__Task details__. Starting at the line that contains "Emit a Python" and stopping at the line that contains "from matplotlib.lines import Line2D", transcribe every line of the material below exactly; pictures stay out.

__Data excerpts__.
* * * * *
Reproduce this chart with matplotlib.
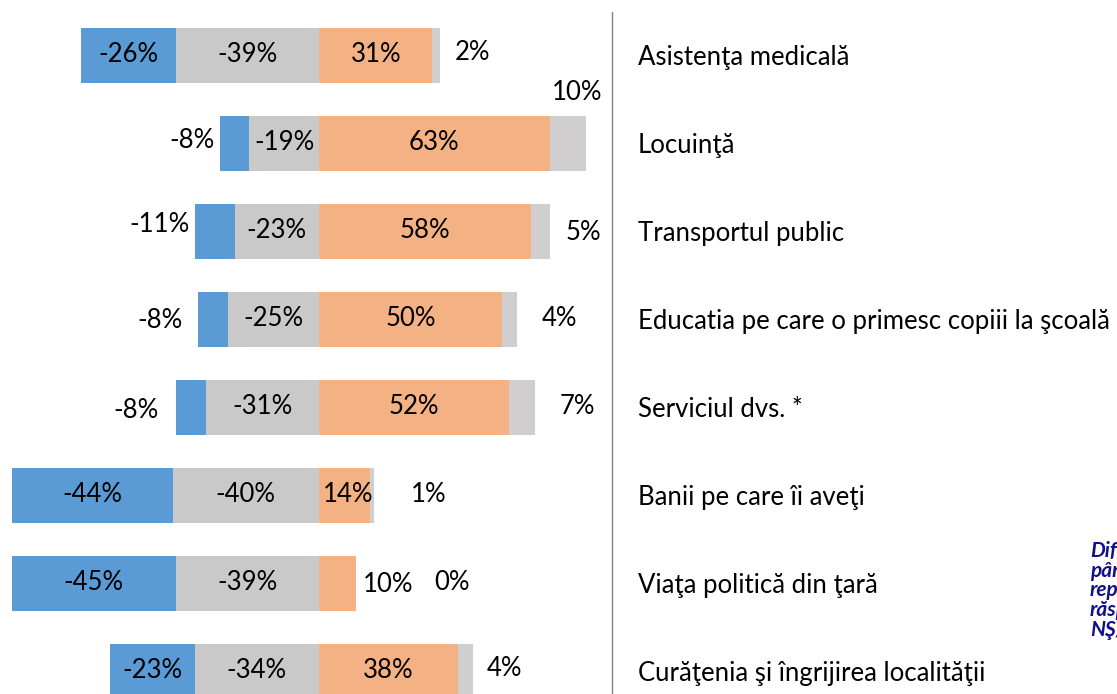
* * * * *
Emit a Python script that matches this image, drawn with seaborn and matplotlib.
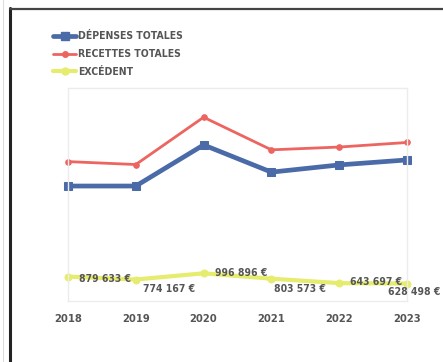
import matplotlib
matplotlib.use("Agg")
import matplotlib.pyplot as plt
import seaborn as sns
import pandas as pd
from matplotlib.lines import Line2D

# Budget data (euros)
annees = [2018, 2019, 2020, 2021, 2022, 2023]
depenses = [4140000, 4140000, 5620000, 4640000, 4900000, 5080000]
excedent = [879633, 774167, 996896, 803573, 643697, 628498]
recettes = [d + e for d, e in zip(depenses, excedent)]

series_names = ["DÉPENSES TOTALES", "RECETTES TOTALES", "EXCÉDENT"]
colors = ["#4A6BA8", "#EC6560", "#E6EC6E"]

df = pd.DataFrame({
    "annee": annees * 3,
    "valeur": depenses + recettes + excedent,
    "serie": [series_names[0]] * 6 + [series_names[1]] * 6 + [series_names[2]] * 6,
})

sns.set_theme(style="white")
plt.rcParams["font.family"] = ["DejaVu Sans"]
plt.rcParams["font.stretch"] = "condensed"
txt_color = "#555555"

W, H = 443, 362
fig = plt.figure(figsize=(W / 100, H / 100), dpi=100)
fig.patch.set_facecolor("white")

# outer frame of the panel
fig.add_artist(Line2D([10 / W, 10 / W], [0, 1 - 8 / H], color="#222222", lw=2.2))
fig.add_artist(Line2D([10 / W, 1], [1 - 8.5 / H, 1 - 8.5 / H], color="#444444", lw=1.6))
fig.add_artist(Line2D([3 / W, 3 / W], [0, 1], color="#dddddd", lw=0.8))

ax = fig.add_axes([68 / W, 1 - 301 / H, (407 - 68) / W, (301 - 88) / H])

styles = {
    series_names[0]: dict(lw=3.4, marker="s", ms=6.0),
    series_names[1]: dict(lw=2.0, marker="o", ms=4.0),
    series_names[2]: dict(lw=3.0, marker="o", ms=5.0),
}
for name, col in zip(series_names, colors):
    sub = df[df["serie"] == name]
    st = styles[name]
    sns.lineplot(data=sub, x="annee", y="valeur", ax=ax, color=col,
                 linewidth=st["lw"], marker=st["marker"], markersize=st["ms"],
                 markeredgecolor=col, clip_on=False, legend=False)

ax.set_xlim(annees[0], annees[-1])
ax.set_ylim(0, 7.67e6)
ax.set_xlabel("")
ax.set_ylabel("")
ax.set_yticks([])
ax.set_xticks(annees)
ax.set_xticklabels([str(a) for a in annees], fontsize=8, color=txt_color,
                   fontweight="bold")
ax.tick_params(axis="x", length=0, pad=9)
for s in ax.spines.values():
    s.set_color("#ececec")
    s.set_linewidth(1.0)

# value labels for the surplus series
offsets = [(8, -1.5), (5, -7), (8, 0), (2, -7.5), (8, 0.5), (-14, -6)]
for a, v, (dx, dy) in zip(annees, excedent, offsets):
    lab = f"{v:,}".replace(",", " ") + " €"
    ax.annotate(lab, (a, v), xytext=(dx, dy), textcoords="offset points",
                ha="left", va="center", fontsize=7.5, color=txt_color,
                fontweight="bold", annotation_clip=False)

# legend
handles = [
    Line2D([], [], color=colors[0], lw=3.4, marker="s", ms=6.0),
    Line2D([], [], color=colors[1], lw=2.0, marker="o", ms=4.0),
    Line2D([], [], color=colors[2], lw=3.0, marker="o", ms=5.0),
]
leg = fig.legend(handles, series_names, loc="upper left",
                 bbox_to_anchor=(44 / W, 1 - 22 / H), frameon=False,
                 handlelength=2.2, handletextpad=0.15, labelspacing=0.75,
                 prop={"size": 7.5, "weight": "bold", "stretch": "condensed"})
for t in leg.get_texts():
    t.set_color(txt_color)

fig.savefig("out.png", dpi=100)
* * * * *
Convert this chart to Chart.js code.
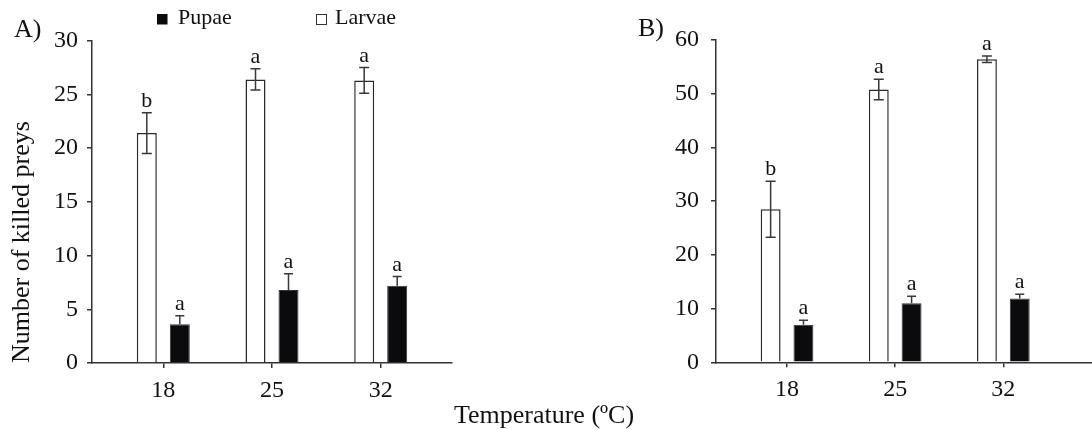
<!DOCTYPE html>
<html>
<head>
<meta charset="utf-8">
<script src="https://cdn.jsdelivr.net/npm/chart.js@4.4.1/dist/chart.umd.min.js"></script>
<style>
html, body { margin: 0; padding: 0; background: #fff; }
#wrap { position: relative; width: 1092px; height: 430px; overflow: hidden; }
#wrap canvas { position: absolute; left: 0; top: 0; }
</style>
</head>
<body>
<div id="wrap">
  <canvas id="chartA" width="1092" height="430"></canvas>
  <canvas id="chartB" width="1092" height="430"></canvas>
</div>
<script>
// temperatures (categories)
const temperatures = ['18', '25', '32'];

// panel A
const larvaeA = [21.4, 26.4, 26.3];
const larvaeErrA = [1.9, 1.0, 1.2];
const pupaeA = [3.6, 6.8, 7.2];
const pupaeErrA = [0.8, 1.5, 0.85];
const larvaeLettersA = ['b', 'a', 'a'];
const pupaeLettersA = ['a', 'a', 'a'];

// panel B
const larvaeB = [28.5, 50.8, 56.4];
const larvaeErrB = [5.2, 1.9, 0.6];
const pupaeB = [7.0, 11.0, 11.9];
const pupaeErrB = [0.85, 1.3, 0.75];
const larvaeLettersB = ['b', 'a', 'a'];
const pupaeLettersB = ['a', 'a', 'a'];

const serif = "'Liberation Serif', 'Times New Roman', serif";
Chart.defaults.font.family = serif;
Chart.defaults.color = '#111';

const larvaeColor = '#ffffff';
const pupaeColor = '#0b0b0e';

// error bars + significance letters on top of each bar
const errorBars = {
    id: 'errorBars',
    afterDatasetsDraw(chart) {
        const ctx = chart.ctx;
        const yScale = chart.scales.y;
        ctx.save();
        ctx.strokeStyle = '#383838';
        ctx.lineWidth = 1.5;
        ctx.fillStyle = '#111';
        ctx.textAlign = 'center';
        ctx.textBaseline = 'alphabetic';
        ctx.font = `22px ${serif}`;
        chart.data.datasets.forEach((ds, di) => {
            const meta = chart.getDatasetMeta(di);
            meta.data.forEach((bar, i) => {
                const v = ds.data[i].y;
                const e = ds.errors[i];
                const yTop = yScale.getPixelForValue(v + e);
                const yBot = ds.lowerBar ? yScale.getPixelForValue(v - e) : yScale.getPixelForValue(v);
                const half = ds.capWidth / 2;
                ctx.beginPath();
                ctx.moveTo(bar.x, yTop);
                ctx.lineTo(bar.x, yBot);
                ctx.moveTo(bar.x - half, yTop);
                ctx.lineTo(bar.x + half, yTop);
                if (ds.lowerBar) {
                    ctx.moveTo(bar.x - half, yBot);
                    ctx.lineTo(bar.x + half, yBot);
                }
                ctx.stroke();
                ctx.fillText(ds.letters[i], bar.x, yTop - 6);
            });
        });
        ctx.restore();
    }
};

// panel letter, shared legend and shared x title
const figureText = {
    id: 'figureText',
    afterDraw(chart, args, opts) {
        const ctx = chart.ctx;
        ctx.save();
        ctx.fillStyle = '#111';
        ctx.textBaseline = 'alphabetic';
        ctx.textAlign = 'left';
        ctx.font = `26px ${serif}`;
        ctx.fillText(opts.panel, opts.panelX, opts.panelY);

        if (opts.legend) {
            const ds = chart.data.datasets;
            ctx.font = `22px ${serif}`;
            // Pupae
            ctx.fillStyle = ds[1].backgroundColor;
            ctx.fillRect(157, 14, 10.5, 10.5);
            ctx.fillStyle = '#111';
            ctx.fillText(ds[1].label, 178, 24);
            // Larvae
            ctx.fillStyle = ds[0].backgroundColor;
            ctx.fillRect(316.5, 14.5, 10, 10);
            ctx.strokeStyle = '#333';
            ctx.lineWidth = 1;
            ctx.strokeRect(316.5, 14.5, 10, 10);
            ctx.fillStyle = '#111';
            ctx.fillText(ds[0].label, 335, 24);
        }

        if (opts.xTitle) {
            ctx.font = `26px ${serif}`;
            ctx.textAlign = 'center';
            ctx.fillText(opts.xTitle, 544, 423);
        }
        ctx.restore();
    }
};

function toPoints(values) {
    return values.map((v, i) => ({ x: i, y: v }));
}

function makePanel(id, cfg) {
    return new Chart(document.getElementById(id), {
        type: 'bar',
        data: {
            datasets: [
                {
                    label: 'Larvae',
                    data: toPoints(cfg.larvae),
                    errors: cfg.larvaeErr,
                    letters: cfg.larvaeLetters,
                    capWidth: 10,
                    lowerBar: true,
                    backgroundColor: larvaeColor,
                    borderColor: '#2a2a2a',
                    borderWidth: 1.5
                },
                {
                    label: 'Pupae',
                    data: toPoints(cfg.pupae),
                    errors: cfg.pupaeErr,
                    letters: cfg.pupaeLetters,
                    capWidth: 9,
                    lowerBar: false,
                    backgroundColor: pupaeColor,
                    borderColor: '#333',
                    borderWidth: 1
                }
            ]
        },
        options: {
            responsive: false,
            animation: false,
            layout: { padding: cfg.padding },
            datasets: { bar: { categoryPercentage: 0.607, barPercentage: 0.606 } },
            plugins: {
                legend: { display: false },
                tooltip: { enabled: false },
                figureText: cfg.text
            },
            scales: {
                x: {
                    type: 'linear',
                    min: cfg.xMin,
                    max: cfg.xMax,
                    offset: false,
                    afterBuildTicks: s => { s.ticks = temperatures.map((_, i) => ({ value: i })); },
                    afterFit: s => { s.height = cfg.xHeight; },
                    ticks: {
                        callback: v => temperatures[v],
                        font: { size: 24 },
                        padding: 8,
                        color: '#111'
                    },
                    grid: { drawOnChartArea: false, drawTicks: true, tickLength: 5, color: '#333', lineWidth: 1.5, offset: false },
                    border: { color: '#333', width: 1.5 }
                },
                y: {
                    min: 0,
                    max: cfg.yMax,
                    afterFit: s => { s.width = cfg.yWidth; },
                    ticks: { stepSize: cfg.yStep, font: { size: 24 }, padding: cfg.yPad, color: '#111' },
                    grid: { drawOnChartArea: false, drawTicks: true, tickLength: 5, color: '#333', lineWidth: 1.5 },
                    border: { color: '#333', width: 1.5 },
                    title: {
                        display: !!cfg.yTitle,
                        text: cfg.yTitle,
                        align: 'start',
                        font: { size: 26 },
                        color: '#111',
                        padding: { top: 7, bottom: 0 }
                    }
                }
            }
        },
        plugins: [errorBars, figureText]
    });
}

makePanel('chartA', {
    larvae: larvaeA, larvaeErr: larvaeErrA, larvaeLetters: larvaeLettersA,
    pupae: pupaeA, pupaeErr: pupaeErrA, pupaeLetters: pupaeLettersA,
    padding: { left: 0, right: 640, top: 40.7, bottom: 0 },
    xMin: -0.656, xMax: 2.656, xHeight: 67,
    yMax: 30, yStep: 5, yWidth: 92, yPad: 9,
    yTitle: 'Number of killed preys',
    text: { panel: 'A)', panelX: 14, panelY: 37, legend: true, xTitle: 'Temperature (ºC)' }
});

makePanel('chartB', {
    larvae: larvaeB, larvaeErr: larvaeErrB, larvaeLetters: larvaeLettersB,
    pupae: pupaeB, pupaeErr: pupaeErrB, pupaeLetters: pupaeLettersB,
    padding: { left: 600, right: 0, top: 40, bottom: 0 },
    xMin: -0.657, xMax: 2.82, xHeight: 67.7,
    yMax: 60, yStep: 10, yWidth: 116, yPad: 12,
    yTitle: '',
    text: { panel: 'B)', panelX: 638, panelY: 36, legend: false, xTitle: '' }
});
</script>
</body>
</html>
* * * * *
__Answer to the exercise__.
Emit a Python script that matches this image, drawn with seaborn and matplotlib.
import matplotlib
matplotlib.use("Agg")
import matplotlib.pyplot as plt
import seaborn as sns
import pandas as pd
from matplotlib.lines import Line2D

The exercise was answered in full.